**STORED RECORDS**:
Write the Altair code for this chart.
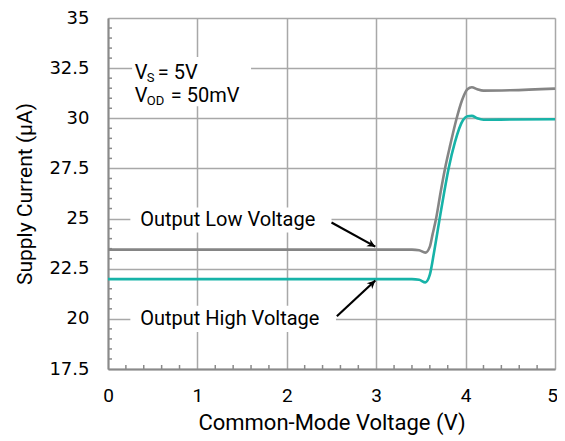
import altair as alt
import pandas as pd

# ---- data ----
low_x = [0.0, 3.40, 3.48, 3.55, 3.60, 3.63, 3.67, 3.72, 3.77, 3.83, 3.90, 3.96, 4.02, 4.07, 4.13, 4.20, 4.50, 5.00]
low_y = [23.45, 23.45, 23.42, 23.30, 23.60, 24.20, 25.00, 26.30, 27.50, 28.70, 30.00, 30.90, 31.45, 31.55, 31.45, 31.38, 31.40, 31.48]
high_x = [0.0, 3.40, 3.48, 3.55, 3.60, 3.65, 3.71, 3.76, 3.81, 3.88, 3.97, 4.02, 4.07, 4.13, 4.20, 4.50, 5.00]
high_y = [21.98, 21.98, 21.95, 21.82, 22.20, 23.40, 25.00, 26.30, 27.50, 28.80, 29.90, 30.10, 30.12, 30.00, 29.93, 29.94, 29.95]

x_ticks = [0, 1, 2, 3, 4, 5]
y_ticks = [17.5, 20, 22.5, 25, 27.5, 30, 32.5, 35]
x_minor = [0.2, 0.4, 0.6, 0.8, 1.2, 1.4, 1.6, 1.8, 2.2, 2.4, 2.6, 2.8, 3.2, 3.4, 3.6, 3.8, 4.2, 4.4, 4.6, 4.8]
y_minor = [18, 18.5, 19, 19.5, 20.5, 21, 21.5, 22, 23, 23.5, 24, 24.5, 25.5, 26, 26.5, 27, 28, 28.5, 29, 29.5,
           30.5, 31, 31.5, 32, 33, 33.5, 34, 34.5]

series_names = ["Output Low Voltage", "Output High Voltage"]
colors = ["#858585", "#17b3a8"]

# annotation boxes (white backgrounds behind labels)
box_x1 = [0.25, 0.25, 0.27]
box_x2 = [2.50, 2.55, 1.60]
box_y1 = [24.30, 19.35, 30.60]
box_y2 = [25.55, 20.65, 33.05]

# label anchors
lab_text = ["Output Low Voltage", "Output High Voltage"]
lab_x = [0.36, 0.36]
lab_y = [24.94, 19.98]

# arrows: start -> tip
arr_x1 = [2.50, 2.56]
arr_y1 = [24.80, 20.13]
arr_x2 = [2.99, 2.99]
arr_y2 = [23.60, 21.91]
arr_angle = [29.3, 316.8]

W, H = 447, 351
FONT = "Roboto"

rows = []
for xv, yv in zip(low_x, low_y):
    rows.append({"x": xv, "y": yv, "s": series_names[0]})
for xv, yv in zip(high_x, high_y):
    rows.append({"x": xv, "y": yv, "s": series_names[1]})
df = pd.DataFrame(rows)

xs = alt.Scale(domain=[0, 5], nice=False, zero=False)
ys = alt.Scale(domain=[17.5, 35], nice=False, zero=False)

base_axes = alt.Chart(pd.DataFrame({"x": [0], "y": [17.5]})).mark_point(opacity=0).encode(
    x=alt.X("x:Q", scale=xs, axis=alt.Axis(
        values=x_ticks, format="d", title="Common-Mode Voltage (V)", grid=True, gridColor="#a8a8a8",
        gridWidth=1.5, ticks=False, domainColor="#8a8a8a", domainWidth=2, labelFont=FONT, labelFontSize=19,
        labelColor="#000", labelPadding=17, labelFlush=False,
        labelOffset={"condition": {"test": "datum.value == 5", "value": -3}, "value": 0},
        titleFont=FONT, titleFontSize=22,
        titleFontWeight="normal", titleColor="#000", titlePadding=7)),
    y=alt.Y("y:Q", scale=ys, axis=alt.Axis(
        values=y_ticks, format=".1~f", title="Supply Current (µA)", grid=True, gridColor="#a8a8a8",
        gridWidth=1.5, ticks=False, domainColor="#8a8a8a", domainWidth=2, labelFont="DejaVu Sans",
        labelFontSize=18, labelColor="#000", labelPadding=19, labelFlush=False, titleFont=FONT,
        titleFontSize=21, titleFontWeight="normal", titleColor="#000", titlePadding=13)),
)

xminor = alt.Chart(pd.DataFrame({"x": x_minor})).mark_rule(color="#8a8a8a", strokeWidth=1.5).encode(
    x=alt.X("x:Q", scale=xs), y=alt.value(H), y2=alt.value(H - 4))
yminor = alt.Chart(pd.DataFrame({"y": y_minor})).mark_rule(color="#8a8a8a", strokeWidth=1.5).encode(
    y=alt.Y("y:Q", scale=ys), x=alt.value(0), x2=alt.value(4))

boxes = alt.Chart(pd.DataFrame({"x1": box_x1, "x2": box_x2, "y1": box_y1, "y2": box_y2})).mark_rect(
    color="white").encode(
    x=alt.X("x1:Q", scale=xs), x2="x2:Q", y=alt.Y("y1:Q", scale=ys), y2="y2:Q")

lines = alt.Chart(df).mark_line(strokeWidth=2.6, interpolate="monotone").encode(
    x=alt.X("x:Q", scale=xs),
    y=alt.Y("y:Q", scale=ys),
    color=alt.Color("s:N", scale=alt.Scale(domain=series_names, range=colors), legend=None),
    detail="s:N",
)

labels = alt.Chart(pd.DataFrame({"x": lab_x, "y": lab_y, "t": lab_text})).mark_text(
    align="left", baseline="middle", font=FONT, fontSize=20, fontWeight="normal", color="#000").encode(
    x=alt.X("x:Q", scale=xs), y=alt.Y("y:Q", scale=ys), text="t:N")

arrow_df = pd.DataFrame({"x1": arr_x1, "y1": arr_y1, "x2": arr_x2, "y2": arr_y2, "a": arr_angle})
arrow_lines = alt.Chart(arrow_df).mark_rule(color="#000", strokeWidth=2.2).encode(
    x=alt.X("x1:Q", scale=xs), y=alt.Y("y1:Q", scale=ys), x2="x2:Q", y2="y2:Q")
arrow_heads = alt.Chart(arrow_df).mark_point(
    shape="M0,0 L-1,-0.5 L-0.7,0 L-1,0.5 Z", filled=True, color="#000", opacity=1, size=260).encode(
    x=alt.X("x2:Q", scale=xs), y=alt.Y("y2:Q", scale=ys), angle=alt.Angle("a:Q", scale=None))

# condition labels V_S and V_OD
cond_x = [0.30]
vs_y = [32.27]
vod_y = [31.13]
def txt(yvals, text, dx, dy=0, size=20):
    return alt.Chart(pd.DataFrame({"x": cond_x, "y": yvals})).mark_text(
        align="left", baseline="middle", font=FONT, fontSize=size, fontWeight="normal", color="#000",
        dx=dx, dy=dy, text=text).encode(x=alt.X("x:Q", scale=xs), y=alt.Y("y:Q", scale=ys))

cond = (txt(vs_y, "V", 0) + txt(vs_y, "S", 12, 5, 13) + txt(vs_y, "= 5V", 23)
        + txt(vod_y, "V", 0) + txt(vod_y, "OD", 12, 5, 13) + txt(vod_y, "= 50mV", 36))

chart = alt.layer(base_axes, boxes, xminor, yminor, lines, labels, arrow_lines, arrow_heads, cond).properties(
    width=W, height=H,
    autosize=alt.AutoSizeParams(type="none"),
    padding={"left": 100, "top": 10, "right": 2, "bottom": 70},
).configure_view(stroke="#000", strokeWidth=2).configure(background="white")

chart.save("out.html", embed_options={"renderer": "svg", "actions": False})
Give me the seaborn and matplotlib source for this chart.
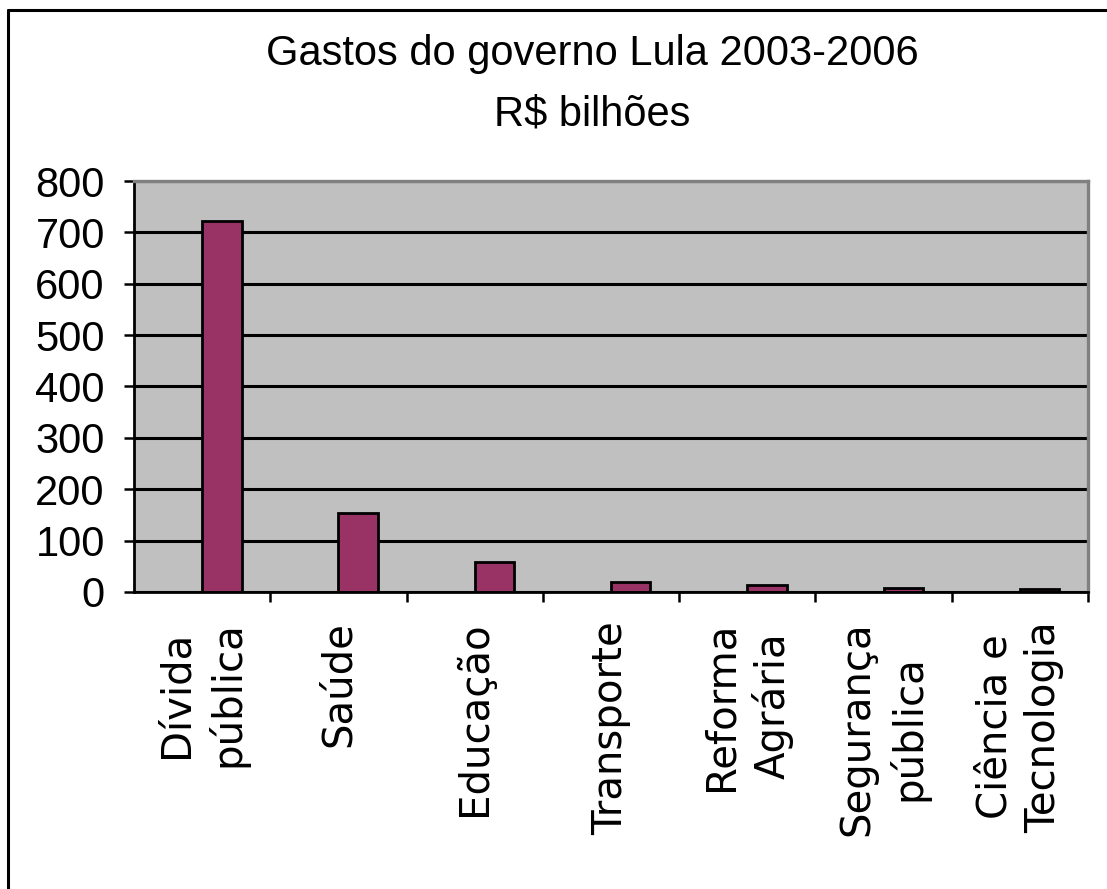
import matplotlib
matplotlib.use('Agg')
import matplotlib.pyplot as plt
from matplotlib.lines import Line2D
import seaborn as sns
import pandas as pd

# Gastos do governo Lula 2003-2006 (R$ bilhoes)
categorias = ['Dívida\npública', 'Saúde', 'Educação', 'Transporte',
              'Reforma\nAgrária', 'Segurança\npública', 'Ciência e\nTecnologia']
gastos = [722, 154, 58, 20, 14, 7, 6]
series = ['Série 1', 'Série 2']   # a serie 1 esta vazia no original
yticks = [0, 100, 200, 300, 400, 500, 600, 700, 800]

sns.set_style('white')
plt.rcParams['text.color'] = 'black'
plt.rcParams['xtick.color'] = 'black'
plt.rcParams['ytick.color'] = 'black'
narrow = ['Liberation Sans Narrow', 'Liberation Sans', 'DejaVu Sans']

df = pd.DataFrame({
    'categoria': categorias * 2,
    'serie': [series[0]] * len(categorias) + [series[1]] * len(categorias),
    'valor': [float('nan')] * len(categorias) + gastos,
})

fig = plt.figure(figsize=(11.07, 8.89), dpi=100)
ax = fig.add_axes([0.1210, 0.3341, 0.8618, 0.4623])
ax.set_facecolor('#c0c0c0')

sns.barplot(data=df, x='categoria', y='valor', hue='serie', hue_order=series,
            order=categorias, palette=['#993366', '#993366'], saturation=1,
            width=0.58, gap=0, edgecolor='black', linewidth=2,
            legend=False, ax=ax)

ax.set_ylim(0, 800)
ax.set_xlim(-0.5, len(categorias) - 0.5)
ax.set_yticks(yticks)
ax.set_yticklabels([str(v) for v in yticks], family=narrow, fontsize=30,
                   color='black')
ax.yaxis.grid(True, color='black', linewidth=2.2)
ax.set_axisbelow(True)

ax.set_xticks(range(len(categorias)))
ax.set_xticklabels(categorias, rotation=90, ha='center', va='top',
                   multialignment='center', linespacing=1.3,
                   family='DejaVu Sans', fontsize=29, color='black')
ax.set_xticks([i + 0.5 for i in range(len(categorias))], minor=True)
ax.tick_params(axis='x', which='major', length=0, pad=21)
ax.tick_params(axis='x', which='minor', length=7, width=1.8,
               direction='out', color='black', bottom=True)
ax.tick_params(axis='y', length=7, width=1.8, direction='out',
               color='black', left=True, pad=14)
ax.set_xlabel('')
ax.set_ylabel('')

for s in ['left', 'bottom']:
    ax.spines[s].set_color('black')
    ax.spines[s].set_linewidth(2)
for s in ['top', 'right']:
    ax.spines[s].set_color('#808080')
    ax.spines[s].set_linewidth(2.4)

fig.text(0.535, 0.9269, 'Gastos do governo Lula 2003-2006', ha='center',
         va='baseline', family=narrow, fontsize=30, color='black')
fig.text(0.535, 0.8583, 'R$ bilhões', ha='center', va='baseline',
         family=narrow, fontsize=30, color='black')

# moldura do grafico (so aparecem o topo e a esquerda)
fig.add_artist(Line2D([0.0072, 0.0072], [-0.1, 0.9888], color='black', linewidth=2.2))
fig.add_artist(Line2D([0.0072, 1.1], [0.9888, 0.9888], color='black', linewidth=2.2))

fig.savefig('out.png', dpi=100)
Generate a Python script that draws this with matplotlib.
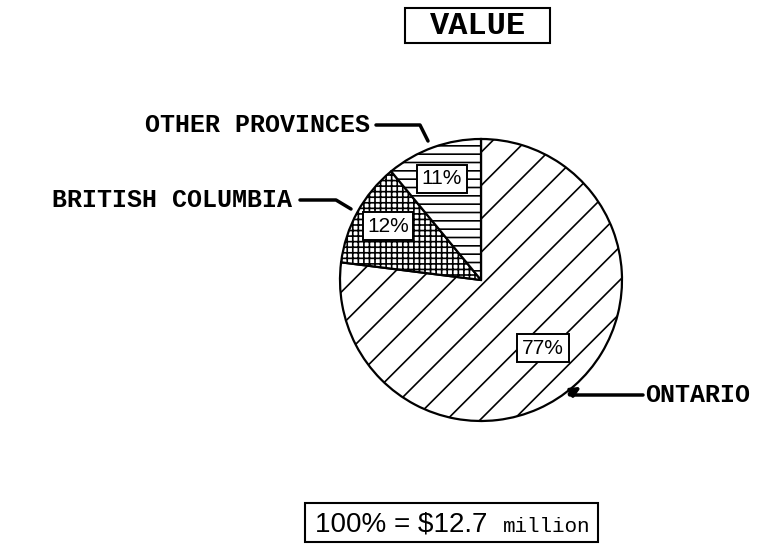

**REQUEST**: Take the stretch from the line containing "Give me the" through the line containing "ax.set_facecolor('#c0c0c0')" and reproduce it exactly, both ends included. Omit the pictures.

**TASK RESULT**:
Give me the seaborn and matplotlib source for this chart.
import matplotlib
matplotlib.use('Agg')
import matplotlib.pyplot as plt
from matplotlib.lines import Line2D
import seaborn as sns
import pandas as pd

# Gastos do governo Lula 2003-2006 (R$ bilhoes)
categorias = ['Dívida\npública', 'Saúde', 'Educação', 'Transporte',
              'Reforma\nAgrária', 'Segurança\npública', 'Ciência e\nTecnologia']
gastos = [722, 154, 58, 20, 14, 7, 6]
series = ['Série 1', 'Série 2']   # a serie 1 esta vazia no original
yticks = [0, 100, 200, 300, 400, 500, 600, 700, 800]

sns.set_style('white')
plt.rcParams['text.color'] = 'black'
plt.rcParams['xtick.color'] = 'black'
plt.rcParams['ytick.color'] = 'black'
narrow = ['Liberation Sans Narrow', 'Liberation Sans', 'DejaVu Sans']

df = pd.DataFrame({
    'categoria': categorias * 2,
    'serie': [series[0]] * len(categorias) + [series[1]] * len(categorias),
    'valor': [float('nan')] * len(categorias) + gastos,
})

fig = plt.figure(figsize=(11.07, 8.89), dpi=100)
ax = fig.add_axes([0.1210, 0.3341, 0.8618, 0.4623])
ax.set_facecolor('#c0c0c0')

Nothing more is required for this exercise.